日本がホモ大国になる日もそう遠くはない。
なにかの本に書いてあったけど、女よりも男の方が同性愛者になる確率が数倍高いらしい。
弱い者同士の共通意識がそうさせるのだろうか。
男は強くて頼りがいのあるもの、なんていうのは幻想だと解っていても、そうあろうとする男が多くなくては困る。
あまり拘りすぎると、その先には死が待っているけども。
言っとくけど、俺はそういったものとは無関係だから。
完全に枠の外。
無責任に、いい加減に生きてるからね。
三月二十九日
昔、会社は違うがロリコンのオヤジと職場が一緒だった。
歳は五十過ぎなのだが、生粋のロリコン。
なんせ小学校低学年生にしか興味がないのだから。
近所の小学校で運動会があると、ビデオで撮影してくる程の入れ込みようである。もちろん独身で、女にもてるようないい男ではない。
そのオヤジと親しい人に聞いた事がある。
「好きな女の子がいるとするじゃない。その子が中学生とか高校生になっても、ずっと好きなの」
「そりゃあ好きじゃなくなってるよ。あの人にとって中学生は大人なんだから」
なんて儚い恋なんだろう、と同情する気はさらさらない。
ビデオをみてマスをかくだけなら許してやるが、手をだしたら黙っちゃいねえぞ。
性欲を持ってライ麦畑に入る奴を許しはしない。
第一なんであんたはアパート暮らしなのに、通販で高枝切りバサミを購入しているんだよ。
三月三十一日
東京の叔母がやってきたので、友達が経営する居酒屋に緊急避難。
三親等までの血族は苦手。できれば誰にも会いたくない。
そんで居酒屋で好きなだけ焼酎を飲み、ホタテとポテトとサザエを食ってきた。
勘定は七百円。
そんなんでいいのか? と思いながらも、これも俺の人徳、と勝手に決め付け、店を後にした。
それにしても、ボックス席の若い連中はカラオケで盛り上がっていたなあ。
いやあ羨ましいよ、そのエネルギーは。
二十歳過ぎの頃の、新宿、渋谷で友達と飲み歩いていた頃を思い出したよ。
あの頃は熱かったね。
おかげで出入り禁止になった店もあるぐらい。
といっても、俺は何もしていないけどね。
友達が何かやらかしたらしい。
詳細は今もって不明のままである。
まあなんにしろ、大した事はしちゃいないだろうけどさ。
それで帰りの道中、ハチ公前の花壇に、胃袋からリバースした肥料を与えたり、体のことを思いやって、体育の授業よろしく、ゴミの山にダイブしたり……
今はもうそんな事できないね。
って、できたら問題だけども。
四月一日
散髪に行ってきた。

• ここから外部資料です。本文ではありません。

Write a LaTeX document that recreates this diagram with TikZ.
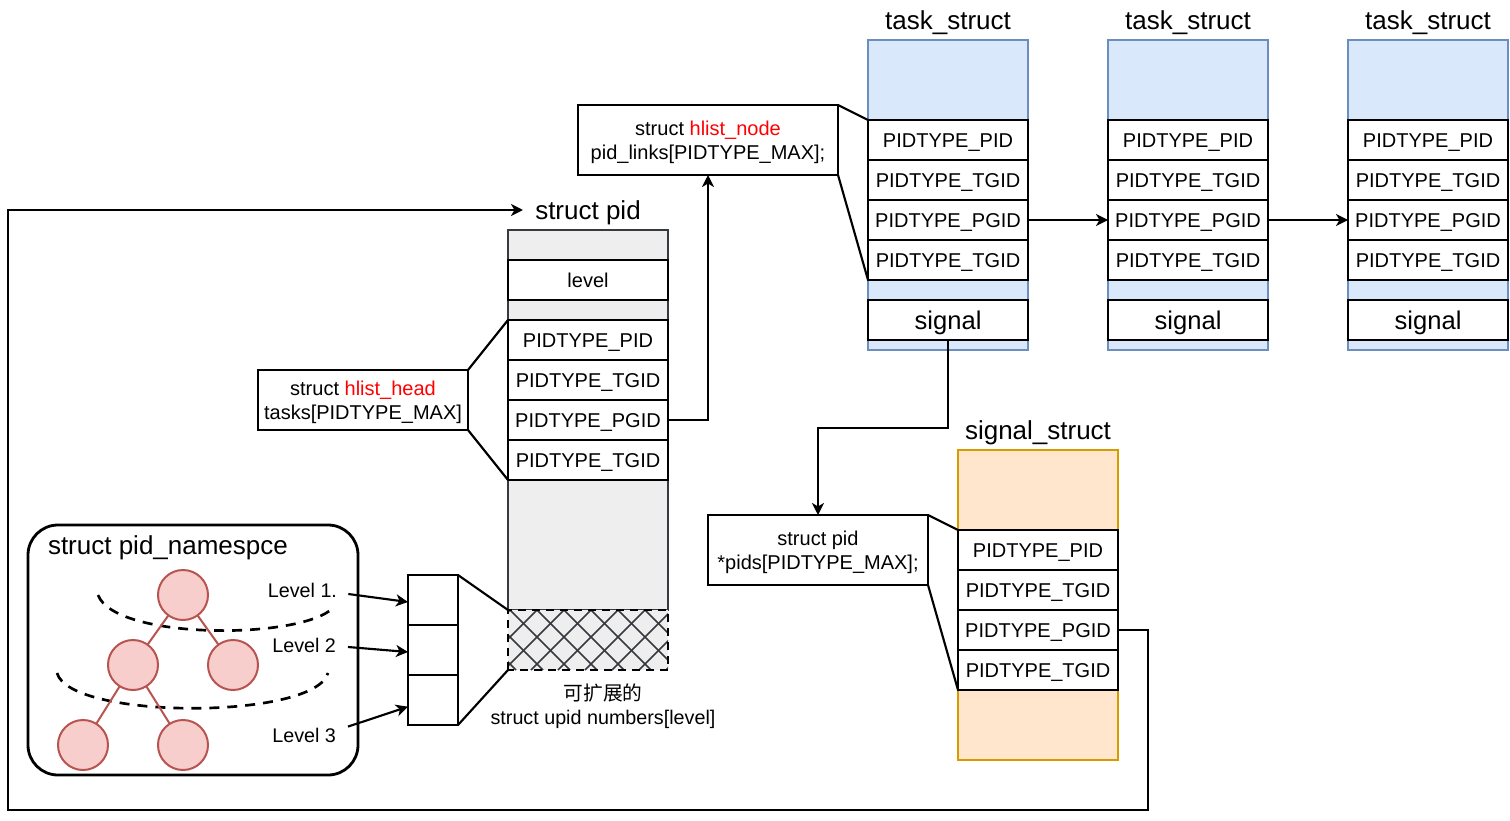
\documentclass[tikz,border=0pt]{standalone}
\usepackage{fontspec}
\setmainfont{Liberation Sans}
\newfontfamily\cjk{Noto Sans CJK SC}
\usetikzlibrary{arrows.meta}

\definecolor{taskfill}{HTML}{DAE8FC}
\definecolor{taskline}{HTML}{6C8EBF}
\definecolor{sigfill}{HTML}{FFE6CC}
\definecolor{sigline}{HTML}{D79B00}
\definecolor{pidfill}{HTML}{EEEEEE}
\definecolor{pidline}{HTML}{36393D}
\definecolor{nodefill}{HTML}{F8CECC}
\definecolor{nodeline}{HTML}{B85450}
\definecolor{hot}{HTML}{FF0000}

\begin{document}
\begin{tikzpicture}[x=0.75pt,y=-0.75pt,
  every node/.style={inner sep=0pt, outer sep=0pt},
  boxline/.style={line width=2.1pt},
  cell/.style={draw=black, fill=white, boxline, anchor=north west,
    minimum width=120pt, minimum height=30pt, text height=10.8pt, text depth=0pt,
    font=\fontsize{15}{18}\selectfont},
  bigcell/.style={cell, text height=13.8pt, font=\fontsize{19.2}{22}\selectfont},
  upcell/.style={draw=black, fill=white, boxline, anchor=north west,
    minimum width=37.5pt, minimum height=37.5pt},
  taskbox/.style={draw=taskline, fill=taskfill, boxline, anchor=north west,
    minimum width=120pt, minimum height=232.5pt},
  title/.style={font=\fontsize{19.5}{22}\selectfont, text height=14pt, text depth=0pt},
  calloutbox/.style={draw=black, fill=white, boxline, anchor=north west},
  callouttext/.style={align=center, font=\fontsize{15}{18}\selectfont},
  label/.style={font=\fontsize{14.8}{18}\selectfont, text height=10.6pt, text depth=0pt},
  link/.style={line width=1.6pt, draw=black},
  arr/.style={link, -{Stealth[length=9pt,width=9pt,inset=2.6pt]}},
  pidnode/.style={circle, draw=nodeline, fill=nodefill, line width=1.5pt, minimum size=37.5pt},
  treeedge/.style={draw=nodeline, line width=1.5pt},
  levelcut/.style={draw=black, line width=2pt, dash pattern=on 7.5pt off 6pt},
  hatchline/.style={draw=pidline, line width=1.3pt}
]
\useasboundingbox (0,0) rectangle (1510,821);

% ---------- three task_struct instances ----------
\foreach \i/\x in {1/868,2/1108,3/1348} {
  \node[taskbox] (t\i) at (\x,40) {};
  \node[title] (t\i-title) at (\x+80,20) {task\_struct};
  \node[cell] (t\i-pid)   at (\x,120) {PIDTYPE\_PID};
  \node[cell] (t\i-tgid)  at (\x,160) {PIDTYPE\_TGID};
  \node[cell] (t\i-pgid)  at (\x,200) {PIDTYPE\_PGID};
  \node[cell] (t\i-tgidb) at (\x,240) {PIDTYPE\_TGID};
  \node[bigcell] (t\i-sig) at (\x,300) {signal};
}
\draw[arr] (t1-pgid.east) -- (t2-pgid.west);
\draw[arr] (t2-pgid.east) -- (t3-pgid.west);

% ---------- pid_links callout ----------
\node[calloutbox, minimum width=195pt, minimum height=52.5pt] (cnode) at (578,105) {};
\node[callouttext] (cnode-text) at ([yshift=-2pt]cnode.center)
  {struct \textcolor{hot}{hlist\_node}\\pid\_links[PIDTYPE\_MAX];};
\draw[link] (cnode.north east) -- (t1-pid.north west);
\draw[link] (cnode.south east) -- (t1-tgidb.south west);

% ---------- struct pid ----------
\node[title] (pidtitle) at (588,210) {struct pid};
\node[draw=pidline, fill=pidfill, boxline, anchor=north west,
  minimum width=120pt, minimum height=285pt] (pid) at (508,230) {};
\node[cell] (plevel) at (508,260) {level};
\node[cell] (ppid)   at (508,320) {PIDTYPE\_PID};
\node[cell] (ptgid)  at (508,360) {PIDTYPE\_TGID};
\node[cell] (ppgid)  at (508,400) {PIDTYPE\_PGID};
\node[cell] (ptgidb) at (508,440) {PIDTYPE\_TGID};

% extensible upid array, cross-hatched
\node[fill=pidfill, anchor=north west, minimum width=120pt, minimum height=45pt] (hatch) at (508,610) {};
\begin{scope}
  \clip (hatch.south west) rectangle (hatch.north east);
  \foreach \k in {-4,...,9} {
    \draw[hatchline] (510+27*\k,610) -- (570+27*\k,670);
    \draw[hatchline] (510+27*\k,610) -- (450+27*\k,670);
  }
\end{scope}
\draw[draw=black, line width=1.8pt, dash pattern=on 6pt off 4.5pt]
  (hatch.south west) rectangle (hatch.north east);
\node[label] (extcn) at (603,693) {\cjk 可扩展的};
\node[label] (extname) at (603,717) {struct upid numbers[level]};

% tasks callout
\node[calloutbox, minimum width=157.5pt, minimum height=45pt] (chead) at (258,370) {};
\node[callouttext] (chead-text) at ([yshift=-2pt]chead.center)
  {struct \textcolor{hot}{hlist\_head}\\tasks[PIDTYPE\_MAX]};
\draw[link] (chead.north east) -- (ppid.north west);
\draw[link] (chead.south east) -- (ptgidb.south west);

\draw[arr] (ppgid.east) -| (cnode.south);

% ---------- signal_struct ----------
\node[title] (sigtitle) at (1038,430) {signal\_struct};
\node[draw=sigline, fill=sigfill, boxline, anchor=north west,
  minimum width=120pt, minimum height=232.5pt] (sig) at (958,450) {};
\node[cell] (spid)   at (958,530) {PIDTYPE\_PID};
\node[cell] (stgid)  at (958,570) {PIDTYPE\_TGID};
\node[cell] (spgid)  at (958,610) {PIDTYPE\_PGID};
\node[cell] (stgidb) at (958,650) {PIDTYPE\_TGID};

\node[calloutbox, minimum width=165pt, minimum height=52.5pt] (cpids) at (708,515) {};
\node[callouttext] (cpids-text) at ([yshift=-2pt]cpids.center)
  {struct pid\\*pids[PIDTYPE\_MAX];};
\draw[link] (cpids.north east) -- (spid.north west);
\draw[link] (cpids.south east) -- (stgidb.south west);

\coordinate (sigbend) at (883,428);
\draw[arr] (t1-sig.south) |- (sigbend) -| (cpids.north);

% ---------- pid namespace ----------
\node[draw=black, fill=white, boxline, rounded corners=22.5pt, anchor=north west,
  minimum width=247.5pt, minimum height=187.5pt] (ns) at (28,525) {};
\node[title, anchor=west] (nstitle) at (48,545) {struct pid\_namespce};

\draw[levelcut] (98,595) .. controls (115,640) and (300,640) .. (333,608);
\draw[levelcut] (57,673) .. controls (70,720) and (315,720) .. (328,673);

\node[pidnode] (n1) at (183,595) {};
\node[pidnode] (n2) at (133,665) {};
\node[pidnode] (n3) at (233,665) {};
\node[pidnode] (n4) at (83,745) {};
\node[pidnode] (n5) at (183,745) {};
\draw[treeedge] (n1) -- (n2);
\draw[treeedge] (n1) -- (n3);
\draw[treeedge] (n2) -- (n4);
\draw[treeedge] (n2) -- (n5);

\node[label, anchor=east] (lv1) at (337,590) {Level 1.};
\node[label, anchor=east] (lv2) at (336,645) {Level 2};
\node[label, anchor=east] (lv3) at (336,735) {Level 3};

\node[upcell] (u1) at (408,575) {};
\node[upcell] (u2) at (408,625) {};
\node[upcell] (u3) at (408,675) {};
\draw[link] (u1.north east) -- (hatch.north west);
\draw[link] (u3.south east) -- (hatch.south west);

\draw[arr] ([xshift=8.5pt,yshift=-3pt]lv1.east) -- ([yshift=-1.5pt]u1.west);
\draw[arr] ([xshift=9pt,yshift=-1.5pt]lv2.east) -- ([yshift=-1.5pt]u2.west);
\draw[arr] ([xshift=9pt,yshift=1pt]lv3.north east) -- ([yshift=-5pt]u3.west);

% ---------- loop back from signal_struct to struct pid ----------
\coordinate (loopa) at (1148,810);
\coordinate (loopb) at (8,210);
\coordinate (pidin) at (523,210);
\draw[arr] (spgid.east) -| (loopa) -| (loopb) -- (pidin);
\end{tikzpicture}
\end{document}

カットモデルなのでタダ。Y君もだいぶ上達してきた。
去年いきなりスポーツ刈りにされた時は参ったけれど、今はなかなかいい感じ。格好つけようって気がないので、切るほうもだいぶ楽だと思う。
どうしますか? って聞かれると、適当に、としか答えない。
格好つけようとは思わないが、遊び心はある。
去年の髪は、真っ赤、ピンク、紫、スキンヘッド、パンチパーマ、虎刈り。
今はノーマル。
本当は真っ白にしたいんだけど、仕事の都合上できない。
――
『過ぎ去りし日』に『セカンドラヴ』を書き足したんだけど、言葉がたりないし、話を省略しすぎているから誤解を招くだろうな。
でもあの件に関しては、結果オーライだと思っているよ。正直な話。